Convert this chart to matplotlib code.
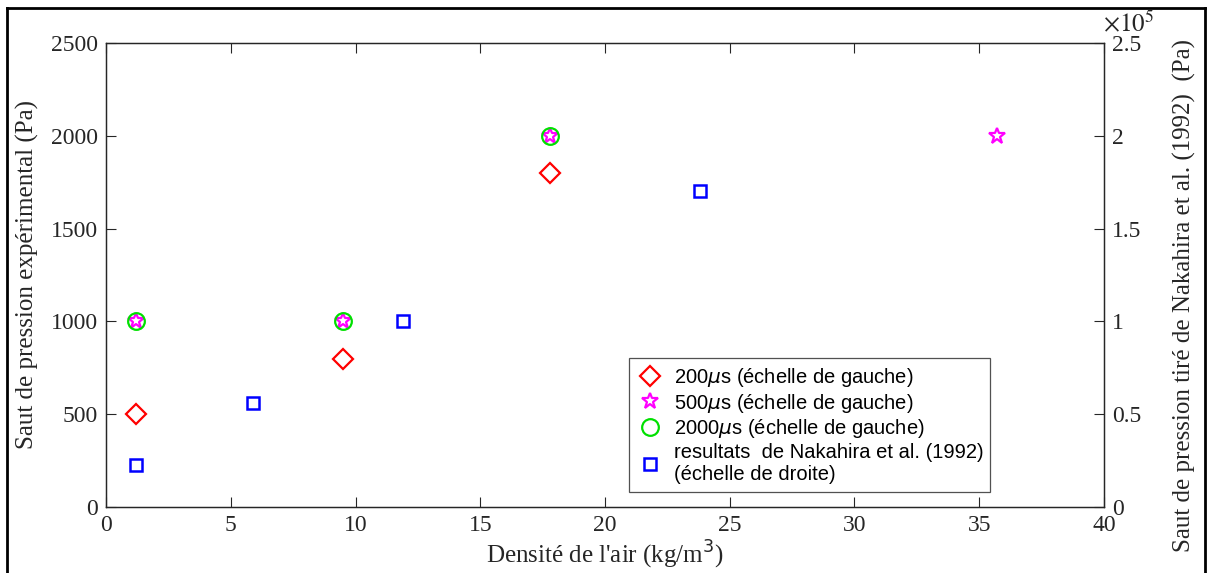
import matplotlib
matplotlib.use("Agg")
import matplotlib.pyplot as plt
from matplotlib.lines import Line2D
from matplotlib.ticker import FuncFormatter

# densité de l'air (kg/m3)
x_200 = [1.2, 9.5, 17.8]
p_200 = [500, 800, 1800]
x_500 = [1.2, 9.5, 17.8, 35.7]
p_500 = [1000, 1000, 2000, 2000]
x_2000 = [1.2, 9.5, 17.8]
p_2000 = [1000, 1000, 2000]
# Nakahira et al. (1992), échelle de droite (Pa)
x_nak = [1.2, 5.9, 11.9, 23.8]
p_nak = [22600, 56000, 100000, 170000]

left_ticks = [0, 500, 1000, 1500, 2000, 2500]
right_ticks = [0, 50000, 100000, 150000, 200000, 250000]
x_ticks = [0, 5, 10, 15, 20, 25, 30, 35, 40]

SERIF = "Liberation Serif"
SANS = "Liberation Sans"
DARK = "#262626"

fig = plt.figure(figsize=(12.09, 5.73), dpi=100)
ax = fig.add_axes([0.0877, 0.1152, 0.8254, 0.8098])
ax2 = ax.twinx()

ax.plot(x_200, p_200, ls="none", marker="D", ms=10, mfc="none", mec="red", mew=1.6,
        label=r"200$\mu$s (échelle de gauche)")
ax.plot(x_500, p_500, ls="none", marker="*", ms=12, mfc="none", mec="magenta", mew=1.6,
        label=r"500$\mu$s (échelle de gauche)")
ax.plot(x_2000, p_2000, ls="none", marker="o", ms=12, mfc="none", mec="#00e000", mew=1.6,
        label=r"2000$\mu$s (échelle de gauche)")
ax2.plot(x_nak, p_nak, ls="none", marker="s", ms=9, mfc="none", mec="blue", mew=1.8,
         label="resultats  de Nakahira et al. (1992)\n(échelle de droite)")

ax.set_xlim(0, 40)
ax.set_ylim(0, 2500)
ax2.set_ylim(0, 250000)
ax.set_xticks(x_ticks)
ax.set_yticks(left_ticks)
ax2.set_yticks(right_ticks)
ax2.yaxis.set_major_formatter(FuncFormatter(lambda v, p: f"{v / 1e5:g}"))

for a in (ax, ax2):
    for s in a.spines.values():
        s.set_color(DARK)
        s.set_linewidth(0.9)
ax.tick_params(axis="x", direction="in", top=True, length=7, color=DARK,
               labelcolor=DARK, pad=6)
ax.tick_params(axis="y", direction="in", right=False, length=7, color=DARK,
               labelcolor=DARK, pad=6)
ax2.tick_params(axis="y", direction="in", length=7, color=DARK, labelcolor=DARK,
                pad=6)
for lab in ax.get_xticklabels() + ax.get_yticklabels() + ax2.get_yticklabels():
    lab.set_fontfamily(SERIF)
    lab.set_fontsize(17)

ax.set_xlabel("Densité de l'air (kg/m$^3$)", fontfamily=SERIF, fontsize=18,
              color=DARK, labelpad=2)
ax.set_ylabel("Saut de pression expérimental (Pa)", fontfamily=SERIF, fontsize=18,
              color=DARK, labelpad=8)
ax2.set_ylabel("Saut de pression tiré de Nakahira et al. (1992)  (Pa)",
               fontfamily=SERIF, fontsize=18, color=DARK)
ax2.yaxis.set_label_coords(1.069, 0.455)
fig.text(0.912, 0.936, r"$\times 10^5$", fontsize=18, color=DARK,
         math_fontfamily="stix", va="bottom", ha="left")

handles = ax.get_lines() + ax2.get_lines()
leg = ax.legend(handles=handles, loc="lower left",
                bbox_to_anchor=(0.520, 0.141, 0.299, 0.232),
                bbox_transform=fig.transFigure, mode="expand",
                prop={"family": SANS, "size": 14.5}, frameon=True, fancybox=False,
                borderaxespad=0, handletextpad=0.55, labelspacing=0.14,
                handlelength=1.3, borderpad=0.4)
leg.get_frame().set_edgecolor(DARK)
leg.get_frame().set_linewidth(0.9)

# cadre de la capture
for xs, ys in (([0.006, 0.006], [0.0, 0.986]),
               ([0.006, 0.997], [0.986, 0.986]),
               ([0.997, 0.997], [0.0, 0.986])):
    fig.add_artist(Line2D(xs, ys, transform=fig.transFigure, color="black", lw=2))

fig.savefig("out.png", dpi=100)
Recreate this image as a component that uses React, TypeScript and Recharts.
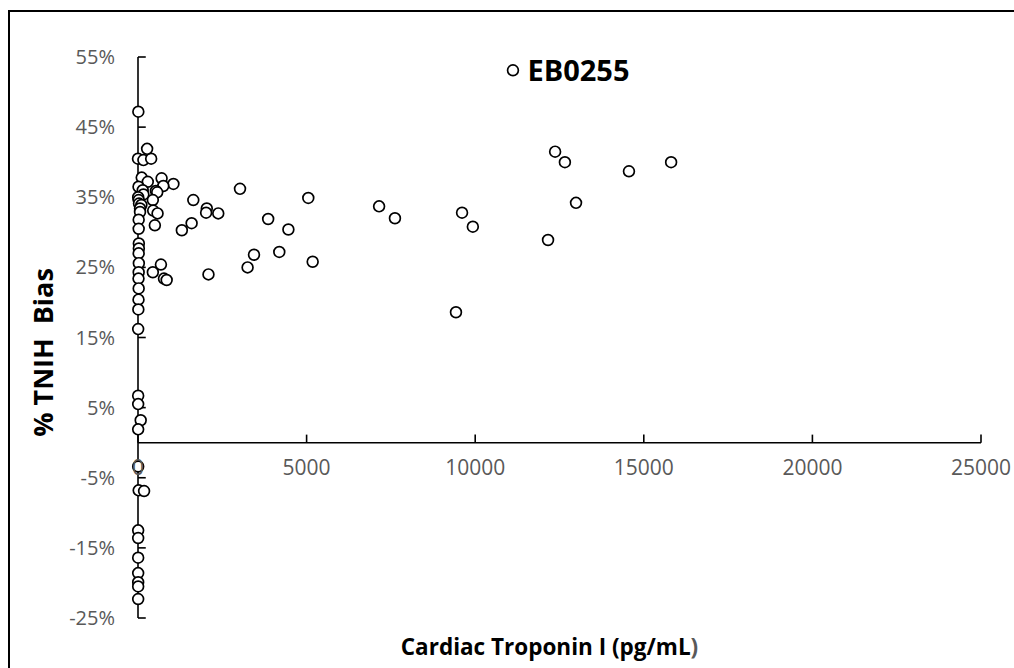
import { ScatterChart, Scatter, XAxis, YAxis, ReferenceLine, LabelList } from 'recharts';

// pg/mL and % bias
const troponin = [
  10, 0, 160, 390, 270, 110, 290, 700, 1050, 750, 15, 140, 530, 570, 160, 5, 20, 440, 30, 100,
  60, 450, 580, 60, 20, 500, 20, 25, 25, 20, 25, 20, 15, 20, 15, 10, 5, 5, 5, 80,
  5, 5, 20, 180, 5, 5, 5, 5, 5, 5, 5,
  680, 440, 770, 850,
  1640, 2040, 2020, 2380, 1590, 1300, 2090, 3025, 3860, 3440, 3250, 4190, 4460, 5050, 5180,
  7150, 7620, 9430, 9610, 9930, 12160, 12370, 12660, 12990, 14560, 15810,
];
const bias = [
  47.2, 40.5, 40.3, 40.5, 41.9, 37.8, 37.2, 37.7, 36.9, 36.6, 36.5, 36.0, 35.9, 35.7, 35.4, 35.0, 34.6, 34.6, 34.1, 33.9,
  33.4, 33.1, 32.7, 32.9, 31.8, 31.0, 30.5, 28.4, 27.7, 27.0, 25.6, 24.3, 23.4, 22.0, 20.4, 19.0, 16.2, 6.7, 5.5, 3.2,
  1.9, -3.4, -6.8, -6.9, -12.5, -13.6, -16.4, -18.6, -19.9, -20.5, -22.3,
  25.4, 24.3, 23.4, 23.2,
  34.6, 33.4, 32.8, 32.7, 31.3, 30.3, 24.0, 36.2, 31.9, 26.8, 25.0, 27.2, 30.4, 34.9, 25.8,
  33.7, 32.0, 18.6, 32.8, 30.8, 28.9, 41.5, 40.0, 34.2, 38.7, 40.0,
];

const outlierTroponin = [11120];
const outlierBias = [53.1];
const outlierName = ['EB0255'];

const xTicks = [0, 5000, 10000, 15000, 20000, 25000];
const yTicks = [-25, -15, -5, 5, 15, 25, 35, 45, 55];

const points = troponin.map((x, i) => ({ x, y: bias[i] }));
const outliers = outlierTroponin.map((x, i) => ({ x, y: outlierBias[i], name: outlierName[i] }));

const FONT = '"Open Sans", sans-serif';
const GREY = '#595959';

const Dot = (p: any) => (
  <circle cx={p.cx} cy={p.cy} r={5.4} fill="#fff" stroke="#000" strokeWidth={1.7} />
);

const XTitle = ({ viewBox }: any) => (
  <text
    x={viewBox.x + viewBox.width / 2 - 10}
    y={viewBox.y + 37}
    textAnchor="middle"
    fontFamily={FONT}
    fontWeight="bold"
    fontSize={22.5}
    fill="#000"
  >
    Cardiac Troponin I (pg/mL<tspan fill={GREY}>)</tspan>
  </text>
);

const YTitle = ({ viewBox }: any) => {
  const cx = 34;
  const cy = viewBox.y + viewBox.height / 2 + 15;
  return (
    <text
      x={cx}
      y={cy}
      transform={`rotate(-90 ${cx} ${cy})`}
      textAnchor="middle"
      dominantBaseline="central"
      fontFamily={FONT}
      fontWeight="bold"
      fontSize={27}
      fill="#000"
      style={{ whiteSpace: 'pre' }}
    >
      {'% TNIH  Bias'}
    </text>
  );
};

export default function App() {
  return (
    <div style={{ position: 'fixed', left: 0, top: 0, width: 1014, height: 668, overflow: 'hidden', background: '#fff' }}>
      <div
        style={{
          position: 'absolute',
          left: 8,
          top: 10,
          width: 1010,
          height: 700,
          border: '2px solid #000',
        }}
      />
      <div style={{ position: 'absolute', left: 8, top: 8 }}>
        <ScatterChart width={1006} height={660} margin={{ top: 49, right: 33, bottom: 0, left: 0 }}>
          <XAxis
            type="number"
            dataKey="x"
            domain={[0, 25000]}
            ticks={xTicks}
            tick={false}
            tickLine={false}
            axisLine={false}
            height={50}
            label={{ content: XTitle }}
          />
          <YAxis
            type="number"
            dataKey="y"
            domain={[-25, 55]}
            ticks={yTicks}
            width={130}
            interval={0}
            tickSize={0}
            tickMargin={23}
            tickLine={false}
            axisLine={{ stroke: '#000', strokeWidth: 1.6 }}
            tick={{ fill: GREY, fontSize: 20, fontFamily: FONT }}
            tickFormatter={(v: number) => `${v}%`}
            label={{ content: YTitle }}
          />
          {yTicks.map((v) => (
            <ReferenceLine
              key={`yt${v}`}
              segment={[{ x: 0, y: v }, { x: 230, y: v }]}
              stroke="#000"
              strokeWidth={1.6}
            />
          ))}
          <ReferenceLine y={0} stroke="#000" strokeWidth={1.6} />
          {xTicks.map((v) => (
            <ReferenceLine
              key={`xt${v}`}
              segment={[{ x: v, y: 0 }, { x: v, y: 1.15 }]}
              stroke="#000"
              strokeWidth={1.6}
              label={{
                value: String(v),
                position: 'bottom',
                offset: 17,
                fill: GREY,
                fontSize: 21,
                fontFamily: FONT,
              }}
            />
          ))}
          <Scatter data={points} shape={Dot} isAnimationActive={false} />
          <Scatter data={outliers} shape={Dot} isAnimationActive={false}>
            <LabelList
              dataKey="name"
              position="right"
              offset={10}
              fill="#000"
              fontSize={29}
              fontWeight="bold"
              fontFamily={FONT}
            />
          </Scatter>
        </ScatterChart>
      </div>
    </div>
  );
}
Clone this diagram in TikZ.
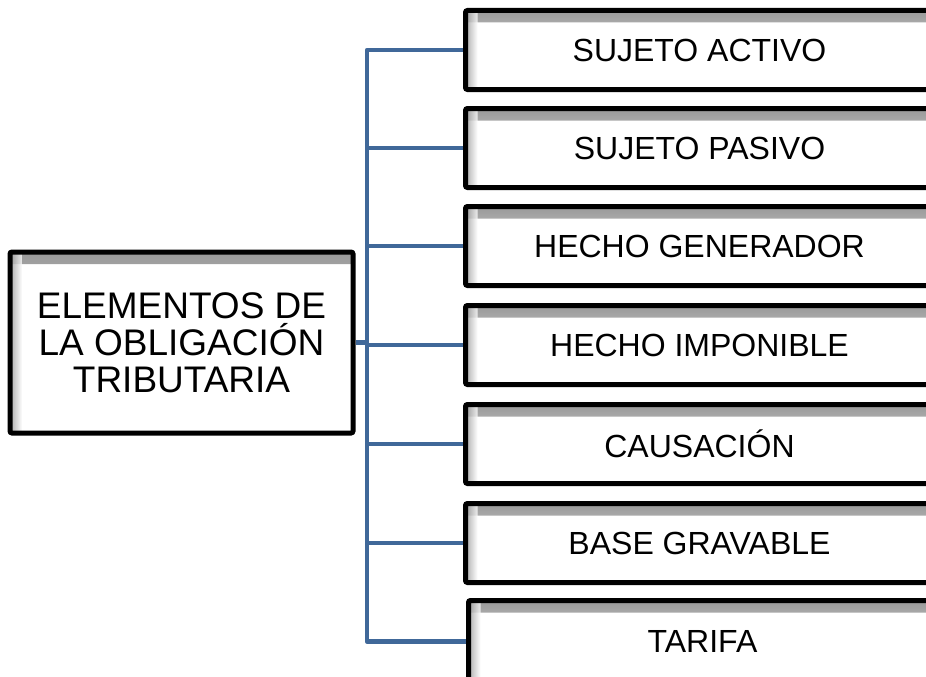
\documentclass[tikz,border=0pt]{standalone}
\usepackage{fontspec}
\setmainfont{Liberation Sans}
\usetikzlibrary{backgrounds,calc}
\definecolor{linkblue}{RGB}{64,104,153}
\tikzset{
  x=1pt, y=-1pt,
  boxbase/.style={draw=black, line width=5pt, rounded corners=2pt, fill=white,
    inner sep=0pt, align=center, text=black,
    path picture={
      \shade[top color=black!40, bottom color=white]
        (path picture bounding box.north west) rectangle
        ([yshift=-12pt]path picture bounding box.north east);
      \shade[left color=black!40, right color=white, fill opacity=0.8]
        (path picture bounding box.north west) rectangle
        ([xshift=12pt]path picture bounding box.south west);
    }},
  mainbox/.style={boxbase, minimum width=343pt, minimum height=181pt,
    font=\fontsize{37}{37}\selectfont},
  itembox/.style={boxbase, anchor=north west, minimum width=468pt, minimum height=79pt,
    font=\fontsize{32}{38}\selectfont},
  conn/.style={draw=linkblue, line width=4.6pt, line join=round}
}
\begin{document}
\begin{tikzpicture}
\useasboundingbox (0,0) rectangle (926,677);
\node[mainbox] (main) at (181.5,342.5) {ELEMENTOS DE\\LA OBLIGACIÓN\\TRIBUTARIA};
\node[itembox] (b1) at (463,8) {SUJETO ACTIVO};
\node[itembox] (b2) at (463,106) {SUJETO PASIVO};
\node[itembox] (b3) at (463,204) {HECHO GENERADOR};
\node[itembox] (b4) at (463,303) {HECHO IMPONIBLE};
\node[itembox] (b5) at (463,402) {CAUSACIÓN};
\node[itembox] (b6) at (463,501) {BASE GRAVABLE};
\node[itembox, minimum height=82pt] (b7) at (466,598) {TARIFA};
\coordinate (tx) at (367,0);
\begin{scope}[on background layer]
\draw[conn] (b1.west) -- (b1.west -| tx) -- (b7.west -| tx) -- (b7.west);
\draw[conn] (b2.west -| tx) -- (b2.west);
\draw[conn] (b3.west -| tx) -- (b3.west);
\draw[conn] (b4.west -| tx) -- (b4.west);
\draw[conn] (b5.west -| tx) -- (b5.west);
\draw[conn] (b6.west -| tx) -- (b6.west);
\draw[conn] (main.east) -- (main.east -| tx);
\end{scope}
\end{tikzpicture}
\end{document}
┄┄┄┄┄┄
Extract exactly the lines running from the line containing "Recreate this image" to the line containing "YAxis, ReferenceLine, LabelList", with both end lines included and all pictures left out.

Recreate this image as a component that uses React, TypeScript and Recharts.
import { ScatterChart, Scatter, XAxis, YAxis, ReferenceLine, LabelList } from 'recharts';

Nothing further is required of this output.